* START *
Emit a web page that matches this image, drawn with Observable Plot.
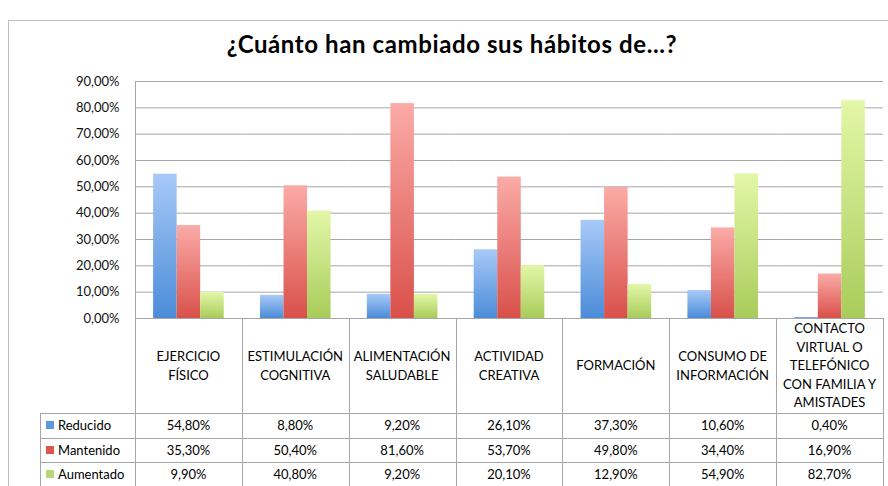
<!DOCTYPE html>
<html><head><meta charset="utf-8">
<script src="https://cdn.jsdelivr.net/npm/d3@7"></script>
<script src="https://cdn.jsdelivr.net/npm/@observablehq/plot@0.6"></script>
<style>
body{margin:0;background:#fff;font-family:Lato,"Open Sans",sans-serif;}
#wrap{position:relative;width:888px;height:486px;overflow:hidden;background:#fff;}
.frame{position:absolute;left:8px;top:20px;width:920px;height:520px;border:1px solid #bfbfbf;}
.title{position:absolute;left:8px;width:888px;top:30px;text-align:center;font-weight:bold;font-size:24px;letter-spacing:0.6px;line-height:1.2;color:#000;}
#chart{position:absolute;left:0;top:60px;}
.ln{position:absolute;background:#a6a6a6;}
.tx{position:absolute;font-size:13px;color:#000;display:flex;align-items:center;justify-content:center;text-align:center;white-space:pre-line;line-height:18.4px;}
.lab{position:absolute;font-size:13px;color:#000;display:flex;align-items:center;}
.sq{display:inline-block;width:8px;height:8px;margin-right:4px;}
</style></head><body>
<div id="wrap"><div class="frame"></div><div class="title">¿Cuánto han cambiado sus hábitos de...?</div><div id="chart"></div></div>
<script>
const categories = ["EJERCICIO\nFÍSICO", "ESTIMULACIÓN\nCOGNITIVA", "ALIMENTACIÓN\nSALUDABLE", "ACTIVIDAD\nCREATIVA", "FORMACIÓN", "CONSUMO DE\nINFORMACIÓN", "CONTACTO\nVIRTUAL O\nTELEFÓNICO\nCON FAMILIA Y\nAMISTADES"];
const series = ["Reducido", "Mantenido", "Aumentado"];
const reducido = [54.8, 8.8, 9.2, 26.1, 37.3, 10.6, 0.4];
const mantenido = [35.3, 50.4, 81.6, 53.7, 49.8, 34.4, 16.9];
const aumentado = [9.9, 40.8, 9.2, 20.1, 12.9, 54.9, 82.7];
const yTicks = [0, 10, 20, 30, 40, 50, 60, 70, 80, 90];
const gradTop = ["#a8c9f8", "#fbaba7", "#e3f7a8"];
const gradBottom = ["#4b8cd8", "#d9504a", "#a8cc5a"];
const swatch = ["#5b98df", "#e0564f", "#b9d977"];

const seriesValues = [reducido, mantenido, aumentado];
const data = [];
categories.forEach((c, i) => series.forEach((s, j) => data.push({category: c, series: s, value: seriesValues[j][i]})));
const fmt = v => v.toFixed(2).replace(".", ",") + "%";
const gradIds = series.map(s => "grad" + s);

const chart = Plot.plot({
  width: 888, height: 265,
  marginTop: 21, marginBottom: 7, marginLeft: 135, marginRight: 5,
  style: {fontFamily: "Lato, sans-serif", fontSize: "13px", color: "#111", background: "transparent", overflow: "visible"},
  fx: {domain: categories, padding: 0, round: false, axis: null},
  x: {domain: series, paddingInner: 0, paddingOuter: 0.77, round: false, axis: null},
  y: {domain: [0, 90], ticks: yTicks, tickFormat: fmt, tickSize: 0, tickPadding: 16, label: null},
  color: {domain: series, range: gradIds.map(id => `url(#${id})`)},
  marks: [
    Plot.gridY(yTicks, {stroke: "#a6a6a6", strokeOpacity: 1}),
    Plot.barY(data, {fx: "category", x: "series", y: "value", fill: "series"})
  ]
});
document.getElementById("chart").appendChild(chart);

const svg = d3.select(chart);
const defs = svg.insert("defs", ":first-child");
gradIds.forEach((id, j) => {
  const g = defs.append("linearGradient").attr("id", id).attr("x1", 0).attr("y1", 0).attr("x2", 0).attr("y2", 1);
  g.append("stop").attr("offset", "0%").attr("stop-color", gradTop[j]);
  g.append("stop").attr("offset", "100%").attr("stop-color", gradBottom[j]);
});
const fx = chart.scale("fx"), y = chart.scale("y");
const x0 = fx.apply(categories[0]);
svg.append("line").attr("x1", Math.round(x0) + 0.5).attr("x2", Math.round(x0) + 0.5)
  .attr("y1", y.apply(90)).attr("y2", y.apply(0)).attr("stroke", "#a6a6a6");

// data table below the chart
const wrap = document.getElementById("wrap");
const top0 = 60 + Math.round(y.apply(0));
const headerH = 95, rowH = 24.5, tableLeft = 40;
const colX = categories.map(c => fx.apply(c));
const bw = fx.bandwidth;
const right = colX[colX.length - 1] + bw;
function div(cls, style, text) {
  const d = document.createElement("div");
  d.className = cls;
  Object.assign(d.style, style);
  if (text != null) d.textContent = text;
  wrap.appendChild(d);
  return d;
}
[...colX, right].forEach(xv => div("ln", {left: Math.round(xv) + "px", top: top0 + "px", width: "1px", height: "200px"}));
div("ln", {left: tableLeft + "px", top: (top0 + headerH) + "px", width: "1px", height: "200px"});
for (let r = 0; r <= series.length; r++) {
  div("ln", {left: tableLeft + "px", top: Math.round(top0 + headerH + r * rowH) + "px", width: (Math.round(right) - tableLeft + 1) + "px", height: "1px"});
}
categories.forEach((c, i) => div("tx", {left: colX[i] + "px", top: top0 + "px", width: bw + "px", height: headerH + "px"}, c));
series.forEach((s, j) => {
  const ty = top0 + headerH + j * rowH;
  const lab = div("lab", {left: (tableLeft + 6) + "px", top: ty + "px", height: rowH + "px"});
  const sq = document.createElement("span"); sq.className = "sq"; sq.style.background = swatch[j];
  lab.appendChild(sq); lab.appendChild(document.createTextNode(s));
  categories.forEach((c, i) => div("tx", {left: colX[i] + "px", top: ty + "px", width: bw + "px", height: rowH + "px"}, fmt(seriesValues[j][i])));
});
</script>
</body></html>
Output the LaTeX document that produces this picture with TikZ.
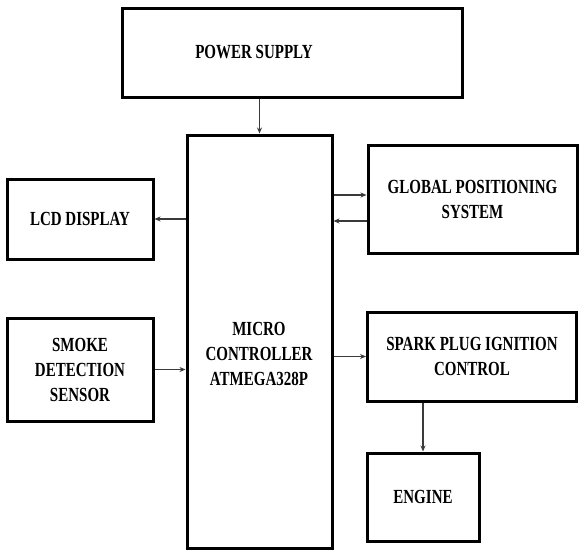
* END *
Write out exactly the lines between the start of the data and the line with "const gradIds = series.map(s", including both, but none of the pictures.

Emit a web page that matches this image, drawn with Observable Plot.
<!DOCTYPE html>
<html><head><meta charset="utf-8">
<script src="https://cdn.jsdelivr.net/npm/d3@7"></script>
<script src="https://cdn.jsdelivr.net/npm/@observablehq/plot@0.6"></script>
<style>
body{margin:0;background:#fff;font-family:Lato,"Open Sans",sans-serif;}
#wrap{position:relative;width:888px;height:486px;overflow:hidden;background:#fff;}
.frame{position:absolute;left:8px;top:20px;width:920px;height:520px;border:1px solid #bfbfbf;}
.title{position:absolute;left:8px;width:888px;top:30px;text-align:center;font-weight:bold;font-size:24px;letter-spacing:0.6px;line-height:1.2;color:#000;}
#chart{position:absolute;left:0;top:60px;}
.ln{position:absolute;background:#a6a6a6;}
.tx{position:absolute;font-size:13px;color:#000;display:flex;align-items:center;justify-content:center;text-align:center;white-space:pre-line;line-height:18.4px;}
.lab{position:absolute;font-size:13px;color:#000;display:flex;align-items:center;}
.sq{display:inline-block;width:8px;height:8px;margin-right:4px;}
</style></head><body>
<div id="wrap"><div class="frame"></div><div class="title">¿Cuánto han cambiado sus hábitos de...?</div><div id="chart"></div></div>
<script>
const categories = ["EJERCICIO\nFÍSICO", "ESTIMULACIÓN\nCOGNITIVA", "ALIMENTACIÓN\nSALUDABLE", "ACTIVIDAD\nCREATIVA", "FORMACIÓN", "CONSUMO DE\nINFORMACIÓN", "CONTACTO\nVIRTUAL O\nTELEFÓNICO\nCON FAMILIA Y\nAMISTADES"];
const series = ["Reducido", "Mantenido", "Aumentado"];
const reducido = [54.8, 8.8, 9.2, 26.1, 37.3, 10.6, 0.4];
const mantenido = [35.3, 50.4, 81.6, 53.7, 49.8, 34.4, 16.9];
const aumentado = [9.9, 40.8, 9.2, 20.1, 12.9, 54.9, 82.7];
const yTicks = [0, 10, 20, 30, 40, 50, 60, 70, 80, 90];
const gradTop = ["#a8c9f8", "#fbaba7", "#e3f7a8"];
const gradBottom = ["#4b8cd8", "#d9504a", "#a8cc5a"];
const swatch = ["#5b98df", "#e0564f", "#b9d977"];

const seriesValues = [reducido, mantenido, aumentado];
const data = [];
categories.forEach((c, i) => series.forEach((s, j) => data.push({category: c, series: s, value: seriesValues[j][i]})));
const fmt = v => v.toFixed(2).replace(".", ",") + "%";
const gradIds = series.map(s => "grad" + s);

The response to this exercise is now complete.